Task to carry out - Please output the data below exactly as given, starting at its first line and stopping after the line that contains "-37.0, -36.8, -35.2, -34.7, -33.4, -32.3, -31.37]".

....................

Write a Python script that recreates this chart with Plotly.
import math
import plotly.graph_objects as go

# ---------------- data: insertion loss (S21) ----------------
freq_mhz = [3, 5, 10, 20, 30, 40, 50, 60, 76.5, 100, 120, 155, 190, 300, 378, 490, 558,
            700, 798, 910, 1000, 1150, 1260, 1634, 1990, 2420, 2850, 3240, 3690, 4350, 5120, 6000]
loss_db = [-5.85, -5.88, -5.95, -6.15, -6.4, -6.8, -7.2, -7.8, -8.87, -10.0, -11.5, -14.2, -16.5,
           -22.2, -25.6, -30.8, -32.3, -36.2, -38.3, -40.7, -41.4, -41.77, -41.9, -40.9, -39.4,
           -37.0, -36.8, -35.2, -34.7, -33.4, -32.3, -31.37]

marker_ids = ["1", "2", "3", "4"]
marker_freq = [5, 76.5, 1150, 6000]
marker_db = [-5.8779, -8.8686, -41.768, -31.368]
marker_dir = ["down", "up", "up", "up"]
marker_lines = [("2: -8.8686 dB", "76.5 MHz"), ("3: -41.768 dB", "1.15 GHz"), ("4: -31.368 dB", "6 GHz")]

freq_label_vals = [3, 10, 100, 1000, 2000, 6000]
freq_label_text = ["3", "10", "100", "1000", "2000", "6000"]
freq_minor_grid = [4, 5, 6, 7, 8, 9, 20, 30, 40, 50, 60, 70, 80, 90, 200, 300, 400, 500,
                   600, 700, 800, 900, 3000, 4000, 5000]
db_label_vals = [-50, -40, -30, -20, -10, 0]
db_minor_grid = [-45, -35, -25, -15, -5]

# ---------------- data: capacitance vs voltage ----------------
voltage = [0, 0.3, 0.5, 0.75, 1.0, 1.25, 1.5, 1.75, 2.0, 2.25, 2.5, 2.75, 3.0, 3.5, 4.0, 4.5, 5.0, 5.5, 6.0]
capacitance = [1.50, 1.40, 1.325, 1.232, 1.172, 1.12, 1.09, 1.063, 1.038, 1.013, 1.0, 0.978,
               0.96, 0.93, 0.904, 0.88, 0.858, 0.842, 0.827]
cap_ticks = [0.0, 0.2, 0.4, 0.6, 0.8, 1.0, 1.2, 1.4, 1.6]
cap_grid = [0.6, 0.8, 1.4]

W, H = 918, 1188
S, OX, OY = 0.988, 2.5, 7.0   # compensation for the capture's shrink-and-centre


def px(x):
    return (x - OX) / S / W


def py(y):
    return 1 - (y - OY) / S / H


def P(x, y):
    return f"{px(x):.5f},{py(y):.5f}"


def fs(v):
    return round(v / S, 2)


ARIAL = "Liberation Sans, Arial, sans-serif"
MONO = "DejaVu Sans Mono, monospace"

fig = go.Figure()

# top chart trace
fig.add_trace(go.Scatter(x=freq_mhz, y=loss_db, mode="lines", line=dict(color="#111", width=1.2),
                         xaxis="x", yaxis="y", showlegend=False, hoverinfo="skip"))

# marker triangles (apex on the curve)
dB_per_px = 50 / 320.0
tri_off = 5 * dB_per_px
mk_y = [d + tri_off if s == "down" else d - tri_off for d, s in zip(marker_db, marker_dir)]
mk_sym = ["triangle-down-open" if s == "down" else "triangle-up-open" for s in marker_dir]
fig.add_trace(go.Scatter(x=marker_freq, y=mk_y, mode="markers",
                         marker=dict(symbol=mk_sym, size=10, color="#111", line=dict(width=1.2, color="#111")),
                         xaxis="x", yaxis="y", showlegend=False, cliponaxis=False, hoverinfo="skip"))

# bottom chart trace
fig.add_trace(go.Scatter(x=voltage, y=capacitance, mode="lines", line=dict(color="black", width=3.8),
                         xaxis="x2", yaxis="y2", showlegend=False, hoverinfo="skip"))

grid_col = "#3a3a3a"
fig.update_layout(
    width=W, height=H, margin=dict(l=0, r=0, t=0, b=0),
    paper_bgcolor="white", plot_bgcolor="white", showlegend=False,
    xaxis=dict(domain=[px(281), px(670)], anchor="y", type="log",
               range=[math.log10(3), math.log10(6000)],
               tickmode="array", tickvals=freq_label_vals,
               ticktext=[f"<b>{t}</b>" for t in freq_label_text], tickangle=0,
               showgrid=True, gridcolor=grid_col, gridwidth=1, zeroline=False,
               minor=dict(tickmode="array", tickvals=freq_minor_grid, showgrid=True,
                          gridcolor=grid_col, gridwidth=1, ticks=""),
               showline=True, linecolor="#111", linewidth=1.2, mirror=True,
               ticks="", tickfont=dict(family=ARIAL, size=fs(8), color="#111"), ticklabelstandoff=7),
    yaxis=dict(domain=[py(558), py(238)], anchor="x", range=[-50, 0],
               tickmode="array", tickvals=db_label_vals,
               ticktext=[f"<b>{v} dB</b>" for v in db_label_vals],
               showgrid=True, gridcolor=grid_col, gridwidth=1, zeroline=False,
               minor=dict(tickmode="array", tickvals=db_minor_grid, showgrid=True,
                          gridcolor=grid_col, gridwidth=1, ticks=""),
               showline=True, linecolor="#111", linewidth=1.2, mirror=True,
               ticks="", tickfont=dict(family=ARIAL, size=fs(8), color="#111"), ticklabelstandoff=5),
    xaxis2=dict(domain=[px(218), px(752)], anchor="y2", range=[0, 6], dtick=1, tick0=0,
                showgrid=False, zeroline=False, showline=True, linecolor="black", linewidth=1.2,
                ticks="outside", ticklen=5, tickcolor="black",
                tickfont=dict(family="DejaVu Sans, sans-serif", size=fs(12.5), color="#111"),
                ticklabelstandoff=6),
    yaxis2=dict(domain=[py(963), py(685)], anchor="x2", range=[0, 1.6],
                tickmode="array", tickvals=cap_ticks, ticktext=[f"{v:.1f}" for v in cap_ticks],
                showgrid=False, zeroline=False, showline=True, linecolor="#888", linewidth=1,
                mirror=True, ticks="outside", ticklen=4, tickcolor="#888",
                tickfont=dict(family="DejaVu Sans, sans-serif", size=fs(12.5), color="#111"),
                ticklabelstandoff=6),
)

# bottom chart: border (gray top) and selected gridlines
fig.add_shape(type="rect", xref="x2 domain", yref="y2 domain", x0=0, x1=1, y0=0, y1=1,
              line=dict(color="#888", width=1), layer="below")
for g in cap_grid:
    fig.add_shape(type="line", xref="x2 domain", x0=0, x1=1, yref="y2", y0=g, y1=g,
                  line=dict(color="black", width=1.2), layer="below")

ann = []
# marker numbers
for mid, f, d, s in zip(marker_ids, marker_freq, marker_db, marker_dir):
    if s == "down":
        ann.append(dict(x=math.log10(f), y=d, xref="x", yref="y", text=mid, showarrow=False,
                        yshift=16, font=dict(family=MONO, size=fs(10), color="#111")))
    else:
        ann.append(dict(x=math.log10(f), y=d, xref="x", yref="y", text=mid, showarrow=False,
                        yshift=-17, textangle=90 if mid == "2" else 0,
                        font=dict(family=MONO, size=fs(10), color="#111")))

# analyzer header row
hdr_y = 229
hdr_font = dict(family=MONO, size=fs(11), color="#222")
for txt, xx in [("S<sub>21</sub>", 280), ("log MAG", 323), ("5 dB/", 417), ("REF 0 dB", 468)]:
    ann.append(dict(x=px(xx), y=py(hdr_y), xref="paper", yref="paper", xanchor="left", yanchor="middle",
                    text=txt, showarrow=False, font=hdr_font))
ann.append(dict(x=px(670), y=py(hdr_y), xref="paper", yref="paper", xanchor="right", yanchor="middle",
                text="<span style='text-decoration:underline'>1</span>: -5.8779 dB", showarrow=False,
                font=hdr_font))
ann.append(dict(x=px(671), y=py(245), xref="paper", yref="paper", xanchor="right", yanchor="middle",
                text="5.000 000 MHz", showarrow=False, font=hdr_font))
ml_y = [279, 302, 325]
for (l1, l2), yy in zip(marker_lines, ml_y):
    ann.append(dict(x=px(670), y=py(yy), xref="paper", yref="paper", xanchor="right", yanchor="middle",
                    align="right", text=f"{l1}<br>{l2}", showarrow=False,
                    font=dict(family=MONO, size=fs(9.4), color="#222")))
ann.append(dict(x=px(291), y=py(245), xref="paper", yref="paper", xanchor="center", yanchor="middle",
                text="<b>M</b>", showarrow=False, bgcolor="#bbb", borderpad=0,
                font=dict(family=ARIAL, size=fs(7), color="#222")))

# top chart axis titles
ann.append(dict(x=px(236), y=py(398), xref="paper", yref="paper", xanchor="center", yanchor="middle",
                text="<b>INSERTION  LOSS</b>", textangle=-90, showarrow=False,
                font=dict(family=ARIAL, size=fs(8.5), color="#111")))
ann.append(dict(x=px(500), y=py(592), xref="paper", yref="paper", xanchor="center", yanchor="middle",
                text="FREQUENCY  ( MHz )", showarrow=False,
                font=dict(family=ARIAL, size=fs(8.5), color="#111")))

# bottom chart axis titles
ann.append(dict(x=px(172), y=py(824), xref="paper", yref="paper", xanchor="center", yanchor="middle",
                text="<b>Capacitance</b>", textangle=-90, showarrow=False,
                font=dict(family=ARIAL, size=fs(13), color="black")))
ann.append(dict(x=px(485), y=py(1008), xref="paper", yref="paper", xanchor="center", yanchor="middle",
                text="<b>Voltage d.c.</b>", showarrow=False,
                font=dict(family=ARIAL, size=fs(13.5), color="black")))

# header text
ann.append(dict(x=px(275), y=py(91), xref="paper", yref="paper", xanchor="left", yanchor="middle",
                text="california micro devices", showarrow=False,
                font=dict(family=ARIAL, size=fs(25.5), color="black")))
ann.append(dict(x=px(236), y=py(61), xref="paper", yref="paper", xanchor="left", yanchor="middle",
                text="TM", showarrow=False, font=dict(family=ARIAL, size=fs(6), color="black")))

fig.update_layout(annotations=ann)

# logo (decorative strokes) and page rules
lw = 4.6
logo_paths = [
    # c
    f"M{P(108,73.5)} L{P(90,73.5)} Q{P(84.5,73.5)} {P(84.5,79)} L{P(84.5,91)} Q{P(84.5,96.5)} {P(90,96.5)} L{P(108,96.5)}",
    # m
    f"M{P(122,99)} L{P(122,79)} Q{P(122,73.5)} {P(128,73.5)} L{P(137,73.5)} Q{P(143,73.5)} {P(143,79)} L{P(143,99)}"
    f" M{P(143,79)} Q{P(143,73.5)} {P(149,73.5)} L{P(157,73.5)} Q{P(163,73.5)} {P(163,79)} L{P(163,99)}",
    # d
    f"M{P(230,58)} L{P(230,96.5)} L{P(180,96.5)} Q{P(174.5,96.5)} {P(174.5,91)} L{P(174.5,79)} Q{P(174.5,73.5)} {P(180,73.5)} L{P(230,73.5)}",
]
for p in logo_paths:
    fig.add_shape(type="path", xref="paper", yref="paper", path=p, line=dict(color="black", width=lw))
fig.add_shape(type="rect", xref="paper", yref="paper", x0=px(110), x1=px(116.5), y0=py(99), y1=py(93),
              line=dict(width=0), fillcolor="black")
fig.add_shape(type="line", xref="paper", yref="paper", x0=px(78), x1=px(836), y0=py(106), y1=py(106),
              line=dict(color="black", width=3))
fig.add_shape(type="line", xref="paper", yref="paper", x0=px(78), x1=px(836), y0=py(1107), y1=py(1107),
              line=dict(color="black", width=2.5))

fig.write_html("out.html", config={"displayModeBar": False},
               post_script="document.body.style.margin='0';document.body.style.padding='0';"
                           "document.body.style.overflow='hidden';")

....................

Task result -
Write a Python script that recreates this chart with Plotly.
import math
import plotly.graph_objects as go

# ---------------- data: insertion loss (S21) ----------------
freq_mhz = [3, 5, 10, 20, 30, 40, 50, 60, 76.5, 100, 120, 155, 190, 300, 378, 490, 558,
            700, 798, 910, 1000, 1150, 1260, 1634, 1990, 2420, 2850, 3240, 3690, 4350, 5120, 6000]
loss_db = [-5.85, -5.88, -5.95, -6.15, -6.4, -6.8, -7.2, -7.8, -8.87, -10.0, -11.5, -14.2, -16.5,
           -22.2, -25.6, -30.8, -32.3, -36.2, -38.3, -40.7, -41.4, -41.77, -41.9, -40.9, -39.4,
           -37.0, -36.8, -35.2, -34.7, -33.4, -32.3, -31.37]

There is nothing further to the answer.